While most non-project assistance approaches depend on some degree of earmarking or policy conditionality, GBS relies on broad agreements and an acknowledgment that appropriate development policies are in place. Funds usually flow directly to the finance ministry. If a recipient government demonstrates its commitment to broad development goals and donors agree, GBS donors participate in a planning dialogue with central government officials and pool their aid resources to support the government’s development efforts. In applying this approach, the host country finance ministry allocates donor financing and uses its own procurement and accounting systems, which some donors argue is a manifestation of country “ownership” that can lead to sustainable development.

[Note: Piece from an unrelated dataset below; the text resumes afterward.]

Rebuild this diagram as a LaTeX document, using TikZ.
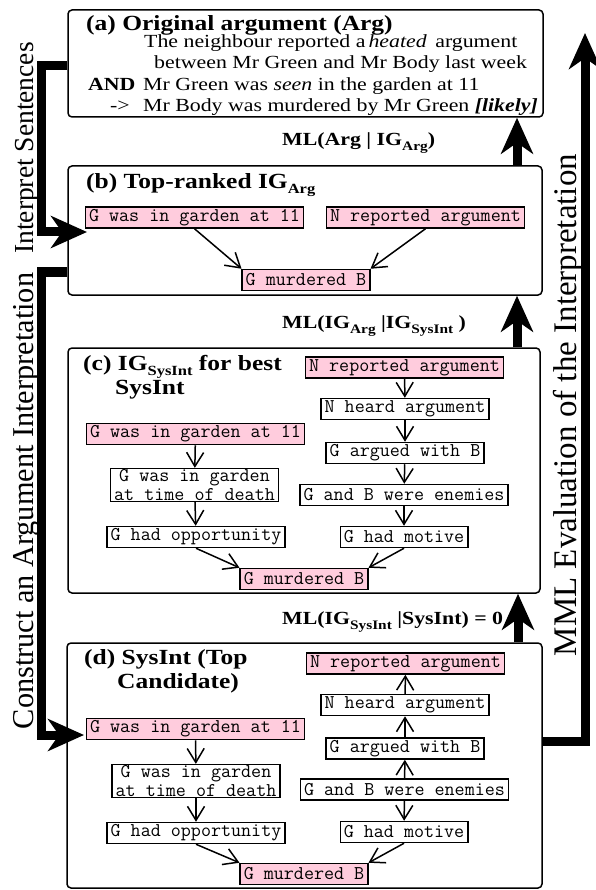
\documentclass[tikz,border=0pt]{standalone}
\usepackage{fontspec}
\setmainfont{Liberation Serif}
\newfontfamily\wserif{Liberation Serif}[FakeStretch=1.18,
  ItalicFont={Liberation Serif Italic}, BoldFont={Liberation Serif Bold},
  BoldItalicFont={Liberation Serif Bold Italic}]
\usetikzlibrary{arrows.meta}
\definecolor{nodepink}{RGB}{255,204,221}
\newcommand\subt[1]{\raisebox{-5pt}{\fontsize{14}{14}\selectfont #1}}
\newcommand\subl[1]{\raisebox{-5pt}{\fontsize{13}{13}\selectfont #1}}
\tikzset{
  panel/.style={draw, line width=1.5pt, rounded corners=4pt, inner sep=0pt},
  prop/.style={draw, line width=1.5pt, fill=white, font={\ttfamily\fontsize{19.5}{18.5}\selectfont},
    inner xsep=3.5pt, inner ysep=1pt, minimum height=21pt, align=center},
  pinkprop/.style={prop, fill=nodepink},
  title/.style={anchor=base west, font={\wserif\bfseries\fontsize{21.6}{22}\selectfont}, inner sep=0pt},
  body/.style={anchor=base west, font={\wserif\fontsize{18.5}{21}\selectfont}, inner sep=0pt},
  mllabel/.style={anchor=base west, font={\wserif\bfseries\fontsize{18.5}{19}\selectfont}, inner sep=0pt},
  sidelabel/.style={rotate=90, anchor=base, inner sep=0pt},
  arr/.style={line width=1.5pt, -{Straight Barb[length=14pt,width=17pt]}},
  fat/.style={line width=9pt, line join=miter, -{Stealth[length=36pt,width=32pt,inset=11pt]}}
}
\begin{document}
\begin{tikzpicture}[x=1pt,y=-1pt]
\useasboundingbox (0,0) rectangle (595,890);
% panels
\node[panel, minimum width=475pt, minimum height=107pt] (boxa) at (305.5,63.5) {};
\node[panel, minimum width=474pt, minimum height=129pt] (boxb) at (305,230.5) {};
\node[panel, minimum width=472pt, minimum height=245pt] (boxc) at (304,470.5) {};
\node[panel, minimum width=475pt, minimum height=245pt] (boxd) at (304.5,765.5) {};
% panel (a)
\node[title] (ta) at (86,31) {(a) Original argument (Arg)};
\node[body] (a1) at (144,47.5) {The neighbour reported a\,\textit{heated}\, argument};
\node[body] (a2) at (154,69) {between Mr Green and Mr Body last week};
\node[body] (a3k) at (88,90.5) {\textbf{AND}};
\node[body] (a3) at (143,90.5) {Mr Green was \textit{seen} in the garden at 11};
\node[body] (a4k) at (110,111.5) {->};
\node[body] (a4) at (143,111.5) {Mr Body was murdered by Mr Green \textbf{\textit{[likely]}}};
% labels between panels
\node[mllabel] (ml1) at (282,146) {ML(Arg | IG\subl{Arg})};
\node[mllabel] (ml2) at (282,328) {ML(IG\subl{Arg} |IG\subl{SysInt} )};
\node[mllabel] (ml3) at (282,624) {ML(IG\subl{SysInt} |SysInt) = 0};
% panel (b)
\node[title] (tb) at (86,189) {(b) Top-ranked IG\subt{Arg}};
\node[pinkprop] (b1) at (194.5,217.5) {G was in garden at 11};
\node[pinkprop] (b2) at (425.5,217.5) {N reported argument};
\node[pinkprop] (b3) at (306,280) {G murdered B};
\draw[arr] (b1.south) -- (b3.north west);
\draw[arr] (b2.south) -- (b3.north east);
% panel (c)
\node[title] (tc) at (83,370) {(c) IG\subt{SysInt} for best};
\node[title] (tc2) at (115,394) {SysInt};
\node[pinkprop] (c1) at (404.5,367.5) {N reported argument};
\node[prop] (c2) at (405,409) {N heard argument};
\node[prop] (c3) at (405,453) {G argued with B};
\node[prop] (c4) at (404,495) {G and B were enemies};
\node[prop] (c5) at (404,537) {G had motive};
\node[pinkprop] (c6) at (304,579) {G murdered B};
\node[pinkprop] (c7) at (195.5,434) {G was in garden at 11};
\node[prop] (c8) at (194.5,485) {G was in garden\\at time of death};
\node[prop] (c9) at (196,537) {G had opportunity};
\draw[arr] (c1) -- (c2);
\draw[arr] (c2) -- (c3);
\draw[arr] (c3) -- (c4);
\draw[arr] (c4) -- (c5);
\draw[arr] (c5.south) -- (c6.north east);
\draw[arr] (c7) -- (c8);
\draw[arr] (c8) -- (c9);
\draw[arr] (c9.south) -- (c6.north west);
% panel (d)
\node[title] (td) at (84,664) {(d) SysInt (Top};
\node[title] (td2) at (117,688) {Candidate)};
\node[pinkprop] (d1) at (405.5,663.5) {N reported argument};
\node[prop] (d2) at (405,705) {N heard argument};
\node[prop] (d3) at (405,748.5) {G argued with B};
\node[prop] (d4) at (404.5,789.5) {G and B were enemies};
\node[prop] (d5) at (404,832) {G had motive};
\node[pinkprop] (d6) at (304,874) {G murdered B};
\node[pinkprop] (d7) at (195.5,729) {G was in garden at 11};
\node[prop] (d8) at (196,781) {G was in garden\\at time of death};
\node[prop] (d9) at (196,833) {G had opportunity};
\draw[arr] (d2) -- (d1);
\draw[arr] (d3) -- (d2);
\draw[arr] (d4) -- (d3);
\draw[arr] (d4) -- (d5);
\draw[arr] (d5.south) -- (d6.north east);
\draw[arr] (d7) -- (d8);
\draw[arr] (d8) -- (d9);
\draw[arr] (d9.south) -- (d6.north west);
% side labels
\node[sidelabel, font=\fontsize{27.5}{28}\selectfont] (lint) at (33,148) {Interpret Sentences};
\node[sidelabel, font=\fontsize{30.3}{30}\selectfont] (lcon) at (33,501) {Construct an Argument Interpretation};
\node[sidelabel, font=\fontsize{33}{33}\selectfont] (lmml) at (576,405) {MML Evaluation of the Interpretation};
% thick connectors
\coordinate (isA) at (41,66);
\coordinate (isT) at (87,232);
\coordinate (caA) at (41,272);
\coordinate (caT) at (84,735);
\coordinate (mmA) at (585,741);
\coordinate (mmT) at (585,33);
\coordinate (xu) at (517,0);
\coordinate (xv) at (518,0);
\draw[fat] (boxa.west |- isA) -- (isA) |- (isT);
\draw[fat] (boxb.west |- caA) -- (caA) |- (caT);
\draw[fat] (boxd.east |- mmA) -- (mmA) -- (mmT);
\draw[fat] (boxb.north -| xu) -- (boxa.south -| xu);
\draw[fat] (boxc.north -| xu) -- (boxb.south -| xu);
\draw[fat] (boxd.north -| xv) -- (boxc.south -| xv);
\end{tikzpicture}
\end{document}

In Mozambique, a large group of donors has decided to move away from projects in favor of GBS, providing a good case study to examine the conditions under which this approach might be recommended. Donors in Mozambique have a long history of coordination, beginning with their humanitarian efforts during and after the civil war. Currently, donors coordinate through a number of mechanisms, including a group comprised of all of the GBS donors plus the United States as an observer and donor sub-committees.

A GBS program in Mozambique has particular appeal to some donors and has garnered their support because of the country’s well-designed development and poverty reduction plan.

In Mozambique there are many different donors with a variety of views about GBS. The proportion donor assistance provided using General Budget Support ranges from 10 to 50 percent. Donors also provide sector support as well as through traditional projects, technical assistance and support to the nonprofit and private sectors.

While GBS may contribute to sustainable development, there are a number of risks inherent in its use. If government institutions and management capabilities are weak, development suffers. Mozambique has established good planning mechanisms, but still has extremely weak accounting and financial control systems. Public expenditures management is weak, and there is considerable fiduciary risk. These weaknesses contribute to a significant risk of inappropriate spending or outright theft.

The shift to GBS is relatively recent and there are some donors who prefer to wait until more experience is gained in its use. Though it is too soon to know whether improved government performance does result from GBS, this assessment examines the factors necessary for GBS to work successfully in Mozambique. Using the lessons learned from Mozambique, it is possible to identify key factors that should be examined in other countries where donors are considering General Budget Support. These lessons and recommendations are summarized in the Evaluation Brief: “The Conditions That Make General Budget Support Most Effective: Mozambique Country Case Study” (PN-ACU-999).